By Doyinsola Oladipo and Priyamvada C
(Reuters) -Hilton Worldwide Holdings beat Wall Street estimates for third-quarter revenue and lifted its annual forecast on Wednesday, as higher room rates and occupancy levels boosted the hospitality company’s results.
Hotel and resort operators are benefiting from the global rebound in travel as consumers continue to plan vacations despite inflation and the higher cost of travel compared to before the COVID-19 pandemic.
Hilton shares were up 1.6% at $151.90 in early trading.
The company, which owns brands including Waldorf Astoria Hotels & Resorts, said its third-quarter revenue per available room, an important metric in the hospitality industry, rose 6.8% from a year earlier.
“As we look to the fourth quarter, we expect continued strength in international markets, along with continued improvement in business transient and group demand,” Hilton CEO Christopher Nassetta said during a conference call with analysts.
System-wide occupancy levels for the quarter reached the highest levels post-pandemic, Nassetta said.
Fellow hospitality firms such as Marriott International and Airbnb are set to report results next week.
Hilton’s revenue per available room in the third quarter saw a significant recovery in Asia Pacific, up 39.3% compared to the year earlier.

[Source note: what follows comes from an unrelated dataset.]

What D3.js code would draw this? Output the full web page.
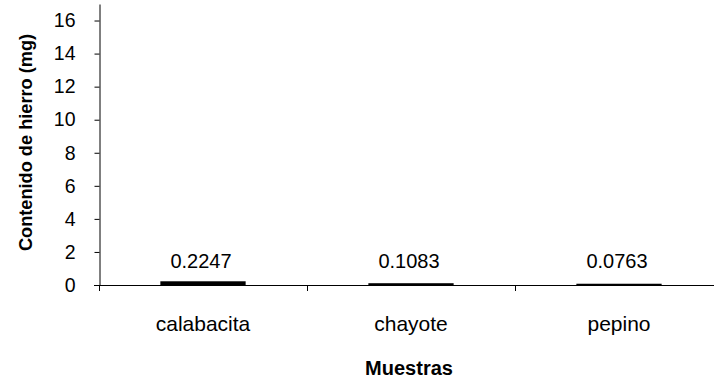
<!DOCTYPE html>
<html><head><meta charset="utf-8">
<script src="https://cdn.jsdelivr.net/npm/d3@7"></script>
<style>body{margin:0;background:#fff}svg{display:block}text{font-family:"Liberation Sans",Arial,sans-serif}</style>
</head><body><svg id="c" width="714" height="381"></svg>
<script>
const categories = ["calabacita", "chayote", "pepino"];
const values = [0.2247, 0.1083, 0.0763];
const valueLabels = ["0.2247", "0.1083", "0.0763"];
const yTicks = [0, 2, 4, 6, 8, 10, 12, 14, 16];
const yTitle = "Contenido de hierro (mg)";
const xTitle = "Muestras";

const svg = d3.select("#c");
const x0 = 99, xEnd = 714, y0 = 285;
const x = d3.scaleBand().domain(categories).range([x0, x0 + 208 * 3]);
const y = d3.scaleLinear().domain([0, 17]).range([y0, 4]);

// y axis
const ya = svg.append("g").attr("transform", `translate(${x0 + 0.5},0)`)
  .call(d3.axisLeft(y).tickValues(yTicks).tickSize(5).tickPadding(19).tickSizeOuter(0));
ya.select(".domain").attr("stroke", "#000");
ya.selectAll(".tick line").attr("stroke", "#000");
ya.selectAll(".tick text").attr("font-size", 19.5).attr("fill", "#000")
  .attr("font-family", '"Liberation Sans",Arial,sans-serif');

// x axis line
svg.append("line").attr("x1", x0 - 5).attr("x2", xEnd).attr("y1", y0 + 0.5).attr("y2", y0 + 0.5).attr("stroke", "#000");
// category separator ticks
const seps = [x.range()[0], ...categories.slice(1).map(c => x(c))];
svg.selectAll(".sep").data(seps).join("line")
  .attr("x1", d => Math.round(d) + 0.5).attr("x2", d => Math.round(d) + 0.5)
  .attr("y1", y0).attr("y2", y0 + 6).attr("stroke", "#000");

// bars
const bw = x.bandwidth() * 0.41;
svg.selectAll(".bar").data(values).join("rect")
  .attr("x", (d, i) => x(categories[i]) + x.bandwidth() / 2 - bw / 2)
  .attr("width", bw)
  .attr("y", d => y(d))
  .attr("height", d => y0 - y(d))
  .attr("fill", "#000");

// value labels
svg.selectAll(".vl").data(values).join("text")
  .attr("x", (d, i) => x(categories[i]) + x.bandwidth() / 2 - 2)
  .attr("y", 268)
  .attr("text-anchor", "middle").attr("font-size", 20).text((d, i) => valueLabels[i]);

// category labels
svg.selectAll(".cl").data(categories).join("text")
  .attr("x", d => x(d) + x.bandwidth() / 2)
  .attr("y", 331)
  .attr("text-anchor", "middle").attr("font-size", 21).text(d => d);

// titles
svg.append("text").attr("x", 409).attr("y", 375).attr("text-anchor", "middle")
  .attr("font-size", 20).attr("font-weight", "bold").text(xTitle);
svg.append("text").attr("transform", "translate(31.5,142.5) rotate(-90)").attr("text-anchor", "middle")
  .attr("font-size", 18.2).attr("font-weight", "bold").text(yTitle);
</script></body></html>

Occupancy levels rose 11.7% in the same period.
The company’s third-quarter revenue rose to $2.67 billion, exceeding the average Wall Street estimate of $2.64 billion, according to LSEG data.
The company lifted its full-year revenue per room outlook to increase between 12.0% to 12.5% from a year earlier, compared to the prior outlook for 10.0% to 12%.
Investors are focused on the expected acceleration in net unit growth – which reflects room additions – for 2024, said Patrick Scholes, an equity analyst at Truist.
Hilton expects net unit growth in 2024 to be between 5.5% to 6.0% after tempering its 2023 outlook to 5% in the prior quarter.
The hotel operator now expects annual adjusted profit between $6.04 and $6.09 per share, compared with its prior estimate of $5.93 to $6.06 per share.